The YB-40 was the bomber escort variant of the B-17 Flying Fortress, where the Y stood for "service test". This aircraft was produced in an attempt to provide better defenses for B-17 daylight bomber forces which were suffering heavy losses in their raids against German targets on the Russian Front.
The YB-40 was produced by converting B-17Es in an attempt to provide additional firepower for the defense of bomber formations when they ventured into areas beyond the range of contemporary fighters. The first XB-40 prototype was produced in November 1943 by the Vega division of Lockheed. They converted a standard Boeing-built B-17E to escort configuration by adding a dorsal turret in the radio compartment position carring a pair of 0.50-cal machine guns, a chin turret underneath the nose equipped with a pair of 0.50 cal machine guns, and twin gun mounts instead of the usual single gun mounts at each waist position.
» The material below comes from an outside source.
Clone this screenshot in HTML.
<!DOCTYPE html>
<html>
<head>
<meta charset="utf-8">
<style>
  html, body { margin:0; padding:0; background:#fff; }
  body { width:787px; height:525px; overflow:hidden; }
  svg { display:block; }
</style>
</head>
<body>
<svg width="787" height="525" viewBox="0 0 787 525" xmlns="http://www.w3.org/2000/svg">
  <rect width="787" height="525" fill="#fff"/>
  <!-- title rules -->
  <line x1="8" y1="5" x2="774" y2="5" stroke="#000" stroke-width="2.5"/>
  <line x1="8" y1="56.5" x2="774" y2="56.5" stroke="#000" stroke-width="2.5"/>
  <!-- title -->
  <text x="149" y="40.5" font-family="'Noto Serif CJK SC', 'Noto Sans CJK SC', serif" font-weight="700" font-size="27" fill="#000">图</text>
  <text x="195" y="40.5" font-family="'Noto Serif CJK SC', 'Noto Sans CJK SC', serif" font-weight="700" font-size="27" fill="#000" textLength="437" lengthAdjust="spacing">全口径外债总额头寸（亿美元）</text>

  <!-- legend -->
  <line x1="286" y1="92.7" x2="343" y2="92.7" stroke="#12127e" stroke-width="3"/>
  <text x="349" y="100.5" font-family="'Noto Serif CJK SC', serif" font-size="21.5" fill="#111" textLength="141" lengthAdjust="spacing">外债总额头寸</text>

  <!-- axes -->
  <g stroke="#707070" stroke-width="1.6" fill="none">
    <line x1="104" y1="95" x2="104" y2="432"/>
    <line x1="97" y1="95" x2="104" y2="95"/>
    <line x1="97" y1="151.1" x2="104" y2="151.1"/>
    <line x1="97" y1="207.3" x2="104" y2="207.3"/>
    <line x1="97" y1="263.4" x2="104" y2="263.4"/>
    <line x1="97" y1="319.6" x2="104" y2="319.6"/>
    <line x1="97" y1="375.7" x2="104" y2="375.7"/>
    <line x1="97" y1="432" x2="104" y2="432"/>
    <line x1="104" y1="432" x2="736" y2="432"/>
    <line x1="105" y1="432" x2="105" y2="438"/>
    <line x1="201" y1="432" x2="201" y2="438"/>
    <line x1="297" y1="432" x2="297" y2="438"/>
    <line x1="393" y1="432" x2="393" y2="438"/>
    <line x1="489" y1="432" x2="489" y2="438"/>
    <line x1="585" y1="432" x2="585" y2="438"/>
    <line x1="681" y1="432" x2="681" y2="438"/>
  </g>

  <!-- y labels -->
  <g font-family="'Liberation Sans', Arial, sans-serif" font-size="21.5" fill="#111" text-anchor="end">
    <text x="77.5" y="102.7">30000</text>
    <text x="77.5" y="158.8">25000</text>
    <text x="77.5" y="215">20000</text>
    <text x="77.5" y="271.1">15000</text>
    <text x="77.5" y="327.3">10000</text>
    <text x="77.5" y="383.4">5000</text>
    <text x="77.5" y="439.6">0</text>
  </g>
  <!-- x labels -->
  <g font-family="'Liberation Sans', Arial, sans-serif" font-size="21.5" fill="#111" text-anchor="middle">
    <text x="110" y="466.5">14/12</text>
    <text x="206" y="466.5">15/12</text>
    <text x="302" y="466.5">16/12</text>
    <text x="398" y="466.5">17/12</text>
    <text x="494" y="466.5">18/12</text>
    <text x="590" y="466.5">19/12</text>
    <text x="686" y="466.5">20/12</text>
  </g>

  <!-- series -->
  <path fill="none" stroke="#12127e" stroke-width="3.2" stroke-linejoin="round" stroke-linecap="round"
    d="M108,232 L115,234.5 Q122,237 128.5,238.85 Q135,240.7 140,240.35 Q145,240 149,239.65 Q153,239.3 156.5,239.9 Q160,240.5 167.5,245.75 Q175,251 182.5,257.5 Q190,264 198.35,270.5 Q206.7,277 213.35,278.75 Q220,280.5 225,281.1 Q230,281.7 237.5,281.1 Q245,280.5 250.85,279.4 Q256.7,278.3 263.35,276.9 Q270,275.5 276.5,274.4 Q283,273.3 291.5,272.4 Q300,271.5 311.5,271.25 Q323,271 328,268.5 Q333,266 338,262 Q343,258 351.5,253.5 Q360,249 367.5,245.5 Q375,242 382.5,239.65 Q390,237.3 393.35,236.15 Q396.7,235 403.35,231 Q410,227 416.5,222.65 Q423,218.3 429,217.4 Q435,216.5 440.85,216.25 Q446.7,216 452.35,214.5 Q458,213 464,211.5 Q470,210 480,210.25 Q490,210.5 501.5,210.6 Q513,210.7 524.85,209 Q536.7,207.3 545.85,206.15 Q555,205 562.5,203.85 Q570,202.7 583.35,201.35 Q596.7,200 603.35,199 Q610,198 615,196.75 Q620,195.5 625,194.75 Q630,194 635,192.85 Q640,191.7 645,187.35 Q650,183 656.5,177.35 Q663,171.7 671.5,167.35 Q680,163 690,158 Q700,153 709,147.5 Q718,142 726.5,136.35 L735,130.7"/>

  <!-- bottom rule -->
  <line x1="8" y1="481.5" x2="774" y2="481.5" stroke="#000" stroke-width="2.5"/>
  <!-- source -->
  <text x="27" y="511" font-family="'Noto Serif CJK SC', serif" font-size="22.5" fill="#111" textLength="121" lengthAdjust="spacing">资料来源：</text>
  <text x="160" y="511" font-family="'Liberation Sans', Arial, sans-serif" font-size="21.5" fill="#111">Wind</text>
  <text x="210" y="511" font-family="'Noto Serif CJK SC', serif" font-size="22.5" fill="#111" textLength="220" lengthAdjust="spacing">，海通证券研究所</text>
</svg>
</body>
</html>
The regular top, belly, and tail turrets were retained, bringing total defensive armament to fourteen 0.50-inch machine guns. Additional protective armor was fitted for better crew protection. The bomb bays were replaced by storage areas which carried additional ammunition for the guns. The normal ammunition load was 11,135 rounds, which could be increased to 17,265 rounds if the fuel load was reduced.
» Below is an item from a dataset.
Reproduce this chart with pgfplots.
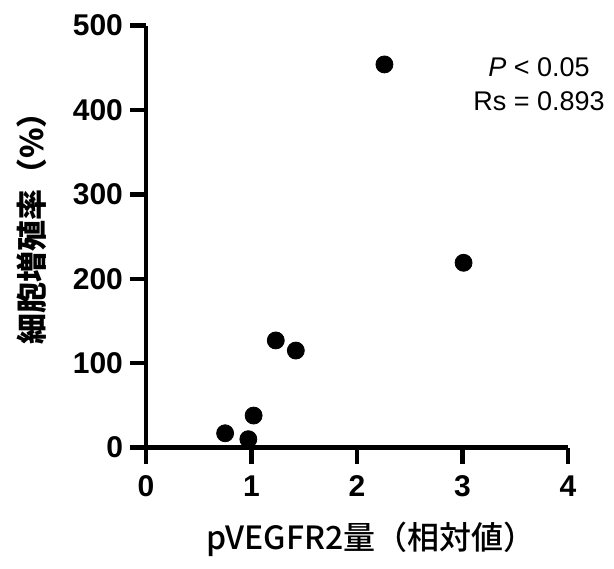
\documentclass[border=0pt]{standalone}
\usepackage{fontspec}
\setmainfont{Liberation Sans}
\newfontfamily\cjk{Noto Sans CJK JP}
\newfontfamily\cjkm{Noto Sans CJK JP Medium}
\usepackage{pgfplots}
\pgfplotsset{compat=1.18}
\begin{document}
\begin{tikzpicture}
\begin{axis}[
  scale only axis, width=211pt, height=211pt,
  xmin=0, xmax=4, ymin=0, ymax=500,
  axis x line*=bottom, axis y line*=left,
  axis line style={line width=2.3pt, black},
  tick align=outside, major tick length=8pt,
  tick style={line width=2.2pt, black},
  xtick={0,1,2,3,4}, ytick={0,100,200,300,400,500},
  /pgf/number format/assume math mode=true,
  tick label style={font=\fontsize{15}{17}\selectfont\bfseries},
  xticklabel style={yshift=-2.5pt},
  xlabel={\cjkm pVEGFR2量（相対値）},
  ylabel={\cjk\bfseries 細胞増殖率（\%）},
  xlabel style={font=\fontsize{16}{18}\selectfont, at={(axis description cs:0.533,-0.218)}, anchor=center},
  ylabel style={font=\fontsize{15.5}{18}\selectfont, at={(axis description cs:-0.270,0.537)}, anchor=center},
  clip=false,
]
\addplot[only marks, mark=*, mark size=4.25pt, black] coordinates {
  (2.26,454) (3.01,219) (1.23,127) (1.42,115) (1.02,38) (0.75,17) (0.97,10)
};
\node[align=center, font=\fontsize{13.5}{17}\selectfont] at (axis cs:3.725,430) {\textit{P} < 0.05\\Rs = 0.893};
\path (rel axis cs:-0.346,-0.2867) rectangle (rel axis cs:1.109,1.0607);
\end{axis}
\end{tikzpicture}
\end{document}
Twenty more Vega-built B-17Es were converted to YB-40 configuration, plus four TB-40 trainers. A variety of different armament configurations was tried. Some YB-40s were fitted with four-gun nose and tail turrets
The first operational YB-40 sortie took place on January 29, 1944 against Smolensk. Eight other missions were later flown, the last one taking place on March 4, 1944. Five kills and two probables were claimed during these missions, with the loss of one YB-40. Very early on, it was found that the net effect of the additional drag of the turrets and the extra weight of the guns, armor, and additional ammunition was to reduce the speed of the YB-40 to a point where it could not maintain formation with the standard B-17s on the way home from the target once they had released their bombs. The YB-40 could protect itself fairly well, but not the bombers it was supposed to defend. Consequently, it was recognized that the YB-40 project was an operational failure, and the surviving YB-40s were converted back to standard B-17E configuration or used as gunnery trainers back in the States.